Why? In December 2023, a change was made that puts the Model 3 infant or child car seat restraint anchor in breach of Australian design rules.

“If the top-tether restraint anchorage for the rear-centre seat is not accessible in accordance with Australian Design Rule 34/03, an infant or child car seat restraint cannot be securely attached to it,” the Department of Infrastructure and Transportation statement reads.

Accordingly, the Australian government issued a recall of 505 Tesla Model 3s that were manufactured during or after December 2023 and are not in compliance with regulations.

“The rear centre seat position of the Model 3 does not have an accessible top-restraint anchorage point as required by Australian Design Rule 34/03.”

Customers who have received Model 3s within the last few months and are concerned about the design change can check the VIN registration of affected vehicles. They can also email Tesla at csau@tesla.com.

The Australian government advises that infant or child car seat restraints should not be used in vehicles impacted by the design change.

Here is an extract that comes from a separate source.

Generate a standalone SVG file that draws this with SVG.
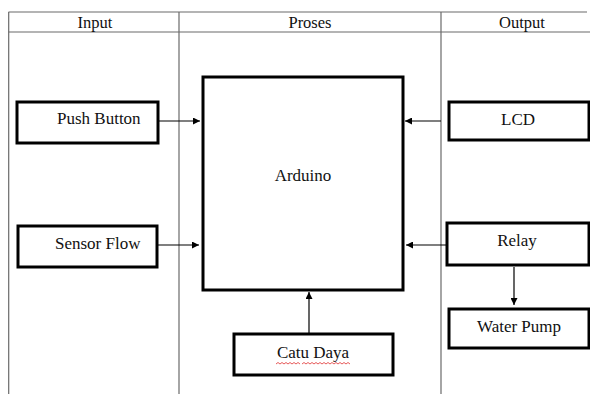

“Tesla will contact affected vehicle owners to schedule a service appointment to carry out a part replacement to provide access to the rear-centre seat top-tether restraint anchorage. Until this is completed, consumers should not secure an infant or child car seat on the rear-centre seat, or otherwise attach an infant or child car seat restraint to the top-tether anchorage.”

The AAP is reporting that ANCAP threatened to halt new deliveries of the vehicle to customers and that “Australian Design Rules state that passenger cars must feature anchors that can be accessed without the use of tools.”